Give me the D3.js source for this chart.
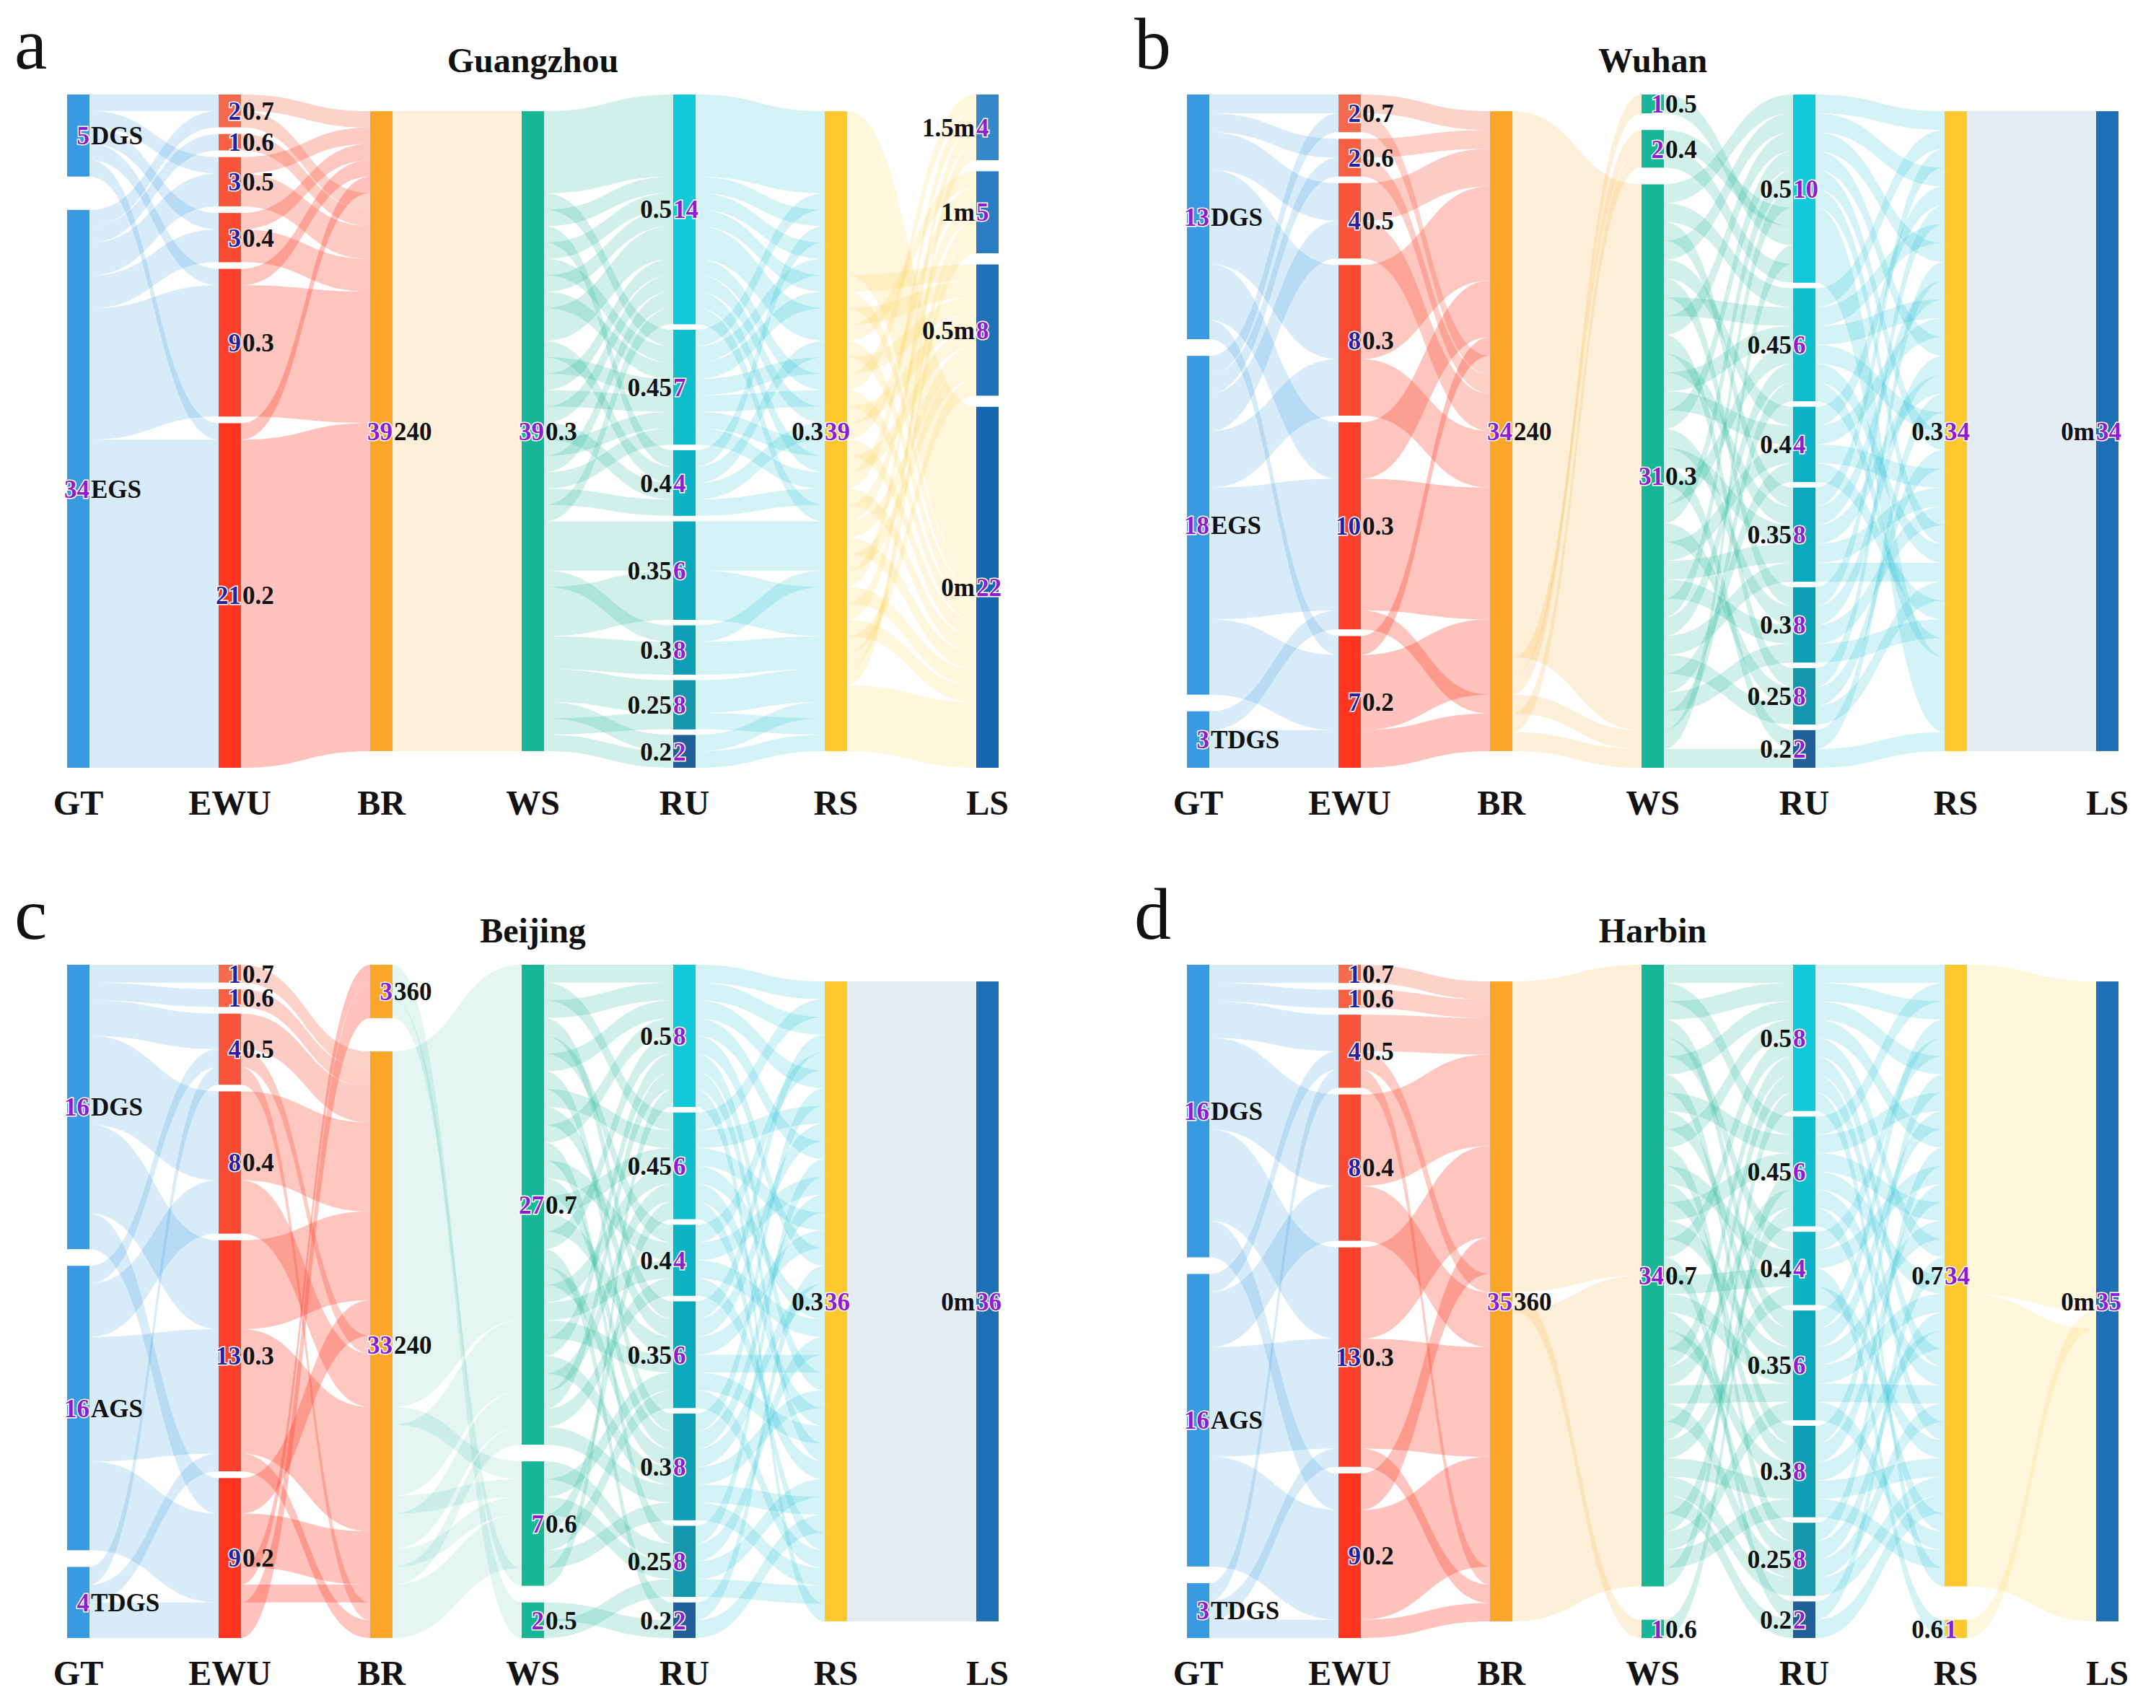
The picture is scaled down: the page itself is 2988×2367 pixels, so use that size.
<!DOCTYPE html>
<html>
<head>
<meta charset="utf-8">
<script src="https://cdn.jsdelivr.net/npm/d3@7"></script>
<style>
  html, body { margin: 0; background: #fff; }
  svg { display: block; }
</style>
</head>
<body>
<div id="chart"></div>
<script>
// Column headers shared by all four panels
const columns = ["GT", "EWU", "BR", "WS", "RU", "RS", "LS"];
const ruNames = ["0.5", "0.45", "0.4", "0.35", "0.3", "0.25", "0.2"];

// ---- a: Guangzhou (39 samples) ----
const gzNodes = [["DGS", "EGS"], ["0.7", "0.6", "0.5", "0.4", "0.3", "0.2"], ["240"], ["0.3"], ruNames, ["0.3"], ["1.5m", "1m", "0.5m", "0m"]];
const gzShown = [[5, 34], [2, 1, 3, 3, 9, 21], [39], [39], [14, 7, 4, 6, 8, 8, 2], [39], [4, 5, 8, 22]];
// per-sample node index in each column (null = single node)
const gzGT  = [0,0,0,0,0, 1,1,1,1,1, 1,1,1,1,1, 1,1,1,1,1, 1,1,1,1,1, 1,1,1,1,1, 1,1,1,1,1, 1,1,1,1];
const gzEWU = [0,2,3,4,5, 0,1,2,2,3, 3,4,4,4,4, 4,4,4,4,5, 5,5,5,5,5, 5,5,5,5,5, 5,5,5,5,5, 5,5,5,5];
const gzRU  = [0,0,0,0,0, 1,0,2,0,1, 0,1,0,0,2, 1,0,1,0,2, 1,0,1,2,0, 3,3,3,4,3, 3,3,4,4,5, 5,6,5,6];
const gzLS  = [3,3,3,3,3, 3,3,3,3,3, 2,3,2,1,3, 2,0,3,2,1, 3,2,0,3,1, 2,3,2,0,3, 1,3,2,1,0, 3,3,3,3];

// ---- b: Wuhan (34 samples) ----
const whNodes = [["DGS", "EGS", "TDGS"], ["0.7", "0.6", "0.5", "0.3", "0.3", "0.2"], ["240"], ["0.5", "0.4", "0.3"], ruNames, ["0.3"], ["0m"]];
const whShown = [[13, 18, 3], [2, 2, 4, 8, 10, 7], [34], [1, 2, 31], [10, 6, 4, 8, 8, 8, 2], [34], [34]];
const whGT  = [0,0,0,0,0, 0,0,0,0,0, 0,0,0,1,1, 1,1,1,1,1, 1,1,1,1,1, 1,1,1,1,1, 1,2,2,2];
const whEWU = [0,1,2,2,3, 3,3,3,3,4, 4,4,5,0,1, 2,2,3,3,3, 4,4,4,4,4, 4,4,5,5,5, 5,4,5,5];
const whWS  = [2,2,2,2,2, 2,2,2,2,2, 2,2,2,2,2, 2,2,2,2,2, 2,2,2,2,2, 2,2,2,2,1, 0,2,1,2];
const whRU  = [0,1,3,0,2, 4,1,0,5,3, 1,2,0,4,3, 6,1,0,5,2, 3,4,0,1,3, 5,2,4,1,0, 0,0,0,6];

// ---- c: Beijing (36 samples) ----
const bjNodes = [["DGS", "AGS", "TDGS"], ["0.7", "0.6", "0.5", "0.4", "0.3", "0.2"], ["360", "240"], ["0.7", "0.6", "0.5"], ruNames, ["0.3"], ["0m"]];
const bjShown = [[16, 16, 4], [1, 1, 4, 8, 13, 9], [3, 33], [27, 7, 2], [8, 6, 4, 6, 8, 8, 2], [36], [36]];
const bjGT  = [0,0,0,0,0, 0,0,0,0,0, 0,0,0,0,0, 0,1,1,1,1, 1,1,1,1,1, 1,1,1,1,1, 1,1,2,2,2, 2];
const bjEWU = [0,1,2,2,3, 3,3,3,3,4, 4,4,4,4,5, 5,2,3,3,3, 4,4,4,4,4, 4,4,5,5,5, 5,5,2,4,5, 5];
const bjBR  = [1,1,1,1,1, 1,1,1,1,1, 1,1,1,1,1, 1,1,1,1,1, 1,1,1,1,1, 1,1,1,1,1, 0,1,1,1,0, 0];
const bjWS  = [0,0,0,0,0, 0,0,0,0,0, 0,0,0,0,0, 0,0,0,0,0, 1,0,0,0,0, 1,0,0,1,0, 2,1,1,1,2, 1];
const bjRU  = [0,1,0,3,2, 0,4,1,3,0, 5,2,4,1,3, 0,6,4,1,2, 5,3,0,4,1, 3,0,2,5,4, 6,1,3,4,5, 0];

// ---- d: Harbin (35 samples) ----
const hbNodes = [["DGS", "AGS", "TDGS"], ["0.7", "0.6", "0.5", "0.4", "0.3", "0.2"], ["360"], ["0.7", "0.6"], ruNames, ["0.7", "0.6"], ["0m"]];
const hbShown = [[16, 16, 3], [1, 1, 4, 8, 13, 9], [35], [34, 1], [8, 6, 4, 6, 8, 8, 2], [34, 1], [35]];
const hbGT  = [0,0,0,0,0, 0,0,0,0,0, 0,0,0,0,0, 0,1,1,1,1, 1,1,1,1,1, 1,1,1,1,1, 1,1,2,2,2];
const hbEWU = [0,1,2,2,3, 3,3,3,3,4, 4,4,4,4,5, 5,2,3,3,3, 4,4,4,4,4, 4,5,5,5,5, 5,5,2,4,5];
const hbWS  = [0,0,0,0,0, 0,0,0,0,0, 0,0,0,0,0, 0,0,1,0,0, 0,0,0,0,0, 0,0,0,0,0, 0,0,0,0,0];
const hbRU  = [0,1,0,3,2, 0,4,1,3,0, 5,2,4,1,3, 0,6,1,2,3, 5,4,0,1,3, 5,0,2,4,5, 6,1,3,4,0];
const hbRS  = [0,0,0,0,0, 0,0,0,0,0, 0,0,0,0,0, 0,0,0,1,0, 0,0,0,0,0, 0,0,0,0,0, 0,0,0,0,0];

const panels = [
  { letter: "a", title: "Guangzhou", nodes: gzNodes, shown: gzShown, samples: [gzGT, gzEWU, null, null, gzRU, null, gzLS], linkMode: "ssssss", col: 0, row: 0 },
  { letter: "b", title: "Wuhan",     nodes: whNodes, shown: whShown, samples: [whGT, whEWU, null, whWS, whRU, null, null],  linkMode: "ssssst", col: 1, row: 0 },
  { letter: "c", title: "Beijing",   nodes: bjNodes, shown: bjShown, samples: [bjGT, bjEWU, bjBR, bjWS, bjRU, null, null],  linkMode: "sstsst", col: 0, row: 1 },
  { letter: "d", title: "Harbin",    nodes: hbNodes, shown: hbShown, samples: [hbGT, hbEWU, null, hbWS, hbRU, hbRS, null],  linkMode: "ssssss", col: 1, row: 1 }
];

// ---- layout constants ----
const W = 2988, H = 2367;
const panelDX = 1552, panelDY = 1206;
const plotLeft = 93, plotTop = 131, plotH = 933;
const colStep = 210, barW = 31, minGap = 7.7;
const serif = "'Liberation Serif', 'Times New Roman', serif";
const linkOpacity = [0.2, 0.3, 0.18, 0.2, 0.19, 0.17];
const ruColors = ["#13c8d8", "#0fbdcc", "#0cb3c6", "#0ba9be", "#0e9fb6", "#1596ae", "#215f98"];

function nodeColor(ci, k, count) {
  const t = count > 1 ? k / (count - 1) : 1;
  switch (columns[ci]) {
    case "GT": return "#379ae2";
    case "EWU": return d3.interpolateRgb("#f56a4c", "#ff3520")(t);
    case "BR": return "#fca629";
    case "WS": return "#17b697";
    case "RU": return count === 7 ? ruColors[k] : "#0fb6c8";
    case "RS": return "#fec82e";
    case "LS": return count > 1 ? d3.interpolateRgb("#3488ca", "#1566b1")(t) : "#1f6fb7";
  }
}

// links leaving the RU column are all drawn in cyan
function linkColor(node, ci) {
  return columns[ci] === "RU" ? "#1cc0d2" : node.color;
}

const svg = d3.select("#chart").append("svg")
  .attr("width", W).attr("height", H)
  .attr("viewBox", `0 0 ${W} ${H}`);
svg.append("rect").attr("width", W).attr("height", H).attr("fill", "#fff");

panels.forEach(p => drawPanel(p));

function drawPanel(p) {
  const ox = p.col * panelDX, oy = p.row * panelDY;
  const left = plotLeft + ox, top = plotTop + oy;
  const n = p.samples[0].length;
  const ky = (plotH - 6 * minGap) / n;

  const x = d3.scalePoint().domain(columns).range([left, left + 6 * colStep]);
  const y = d3.scaleLinear().domain([0, n]).range([0, n * ky]);

  // build nodes per column, members stacked in sample order
  const cols = columns.map((c, ci) => {
    const assign = p.samples[ci] || d3.range(n).map(() => 0);
    const nodes = p.nodes[ci].map((name, k) => ({
      name, k, shown: p.shown[ci][k], members: [],
      color: nodeColor(ci, k, p.nodes[ci].length)
    }));
    assign.forEach((k, i) => nodes[k].members.push(i));
    const spare = plotH - y(n);
    const gap = nodes.length > 1 ? spare / (nodes.length - 1) : 0;
    let y0 = nodes.length > 1 ? top : top + spare / 2;
    nodes.forEach(nd => {
      nd.x0 = x(c);
      nd.x1 = nd.x0 + barW;
      nd.y0 = y0;
      nd.y1 = y0 + y(nd.members.length);
      y0 = nd.y1 + gap;
    });
    const where = assign.map((k, i) => ({ node: nodes[k], rank: nodes[k].members.indexOf(i) }));
    return { name: c, nodes, where };
  });

  // links: one thread per sample, consecutive threads merged into bands
  const links = [];
  for (let ci = 0; ci < columns.length - 1; ci++) {
    const a = cols[ci], b = cols[ci + 1];
    a.nodes.forEach(nd => {
      let run = null;
      nd.members.forEach((i, r) => {
        const t = b.where[i];
        if (run && run.target === t.node && t.rank === run.tr1) {
          run.sr1 = r + 1;
          run.tr1 = t.rank + 1;
        } else {
          run = { ci, source: nd, target: t.node, sr0: r, sr1: r + 1, tr0: t.rank, tr1: t.rank + 1 };
          links.push(run);
        }
      });
    });
  }

  const g = svg.append("g");

  const linkG = g.append("g");
  links.forEach(l => {
    const x0 = l.source.x1, x1 = l.target.x0, xm = (x0 + x1) / 2;
    const s0 = l.source.y0 + y(l.sr0), s1 = l.source.y0 + y(l.sr1);
    const t0 = l.target.y0 + y(l.tr0), t1 = l.target.y0 + y(l.tr1);
    const path = d3.path();
    path.moveTo(x0, s0);
    path.bezierCurveTo(xm, s0, xm, t0, x1, t0);
    path.lineTo(x1, t1);
    path.bezierCurveTo(xm, t1, xm, s1, x0, s1);
    path.closePath();
    const byTarget = p.linkMode[l.ci] === "t";
    linkG.append("path")
      .attr("d", path.toString())
      .attr("fill", byTarget ? l.target.color : linkColor(l.source, l.ci))
      .attr("fill-opacity", byTarget ? 0.12 : linkOpacity[l.ci]);
  });

  // node bars
  cols.forEach(col => {
    col.nodes.forEach(nd => {
      g.append("rect")
        .attr("x", nd.x0).attr("y", nd.y0)
        .attr("width", barW).attr("height", Math.max(0, nd.y1 - nd.y0))
        .attr("fill", nd.color);
    });
  });

  // node labels: count on the bar, name beside it
  cols.forEach((col, ci) => {
    const rightSide = ci < 4;
    col.nodes.forEach(nd => {
      const cy = (nd.y0 + nd.y1) / 2;
      g.append("text")
        .attr("x", rightSide ? nd.x1 : nd.x0)
        .attr("y", cy).attr("dy", "0.35em")
        .attr("text-anchor", rightSide ? "end" : "start")
        .attr("font-family", serif).attr("font-weight", "bold").attr("font-size", 35)
        .attr("fill", col.name === "EWU" ? "#2c1f9e" : "#8d1dd1")
        .attr("stroke", "#fff").attr("stroke-width", 3).attr("paint-order", "stroke")
        .text(nd.shown);
      g.append("text")
        .attr("x", rightSide ? nd.x1 + 2 : nd.x0 - 2)
        .attr("y", cy).attr("dy", "0.35em")
        .attr("text-anchor", rightSide ? "start" : "end")
        .attr("font-family", serif).attr("font-weight", "bold").attr("font-size", 35)
        .attr("fill", "#111")
        .text(nd.name);
    });
  });

  // column headers
  columns.forEach(c => {
    g.append("text")
      .attr("x", x(c) + barW / 2)
      .attr("y", top + plotH + 48).attr("dy", "0.35em")
      .attr("text-anchor", "middle")
      .attr("font-family", serif).attr("font-weight", "bold").attr("font-size", 48)
      .attr("fill", "#111")
      .text(c);
  });

  // title and panel letter
  g.append("text")
    .attr("x", x("WS") + barW / 2).attr("y", top - 31)
    .attr("text-anchor", "middle")
    .attr("font-family", serif).attr("font-weight", "bold").attr("font-size", 48)
    .attr("fill", "#111")
    .text(p.title);
  g.append("text")
    .attr("x", ox + 20).attr("y", oy + 95)
    .attr("font-family", serif).attr("font-size", 102)
    .attr("fill", "#111")
    .text(p.letter);
}
</script>
</body>
</html>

### What you have to do
Exactly how many lines of the material contain the word "size"? Write the number alone.

### Full output
6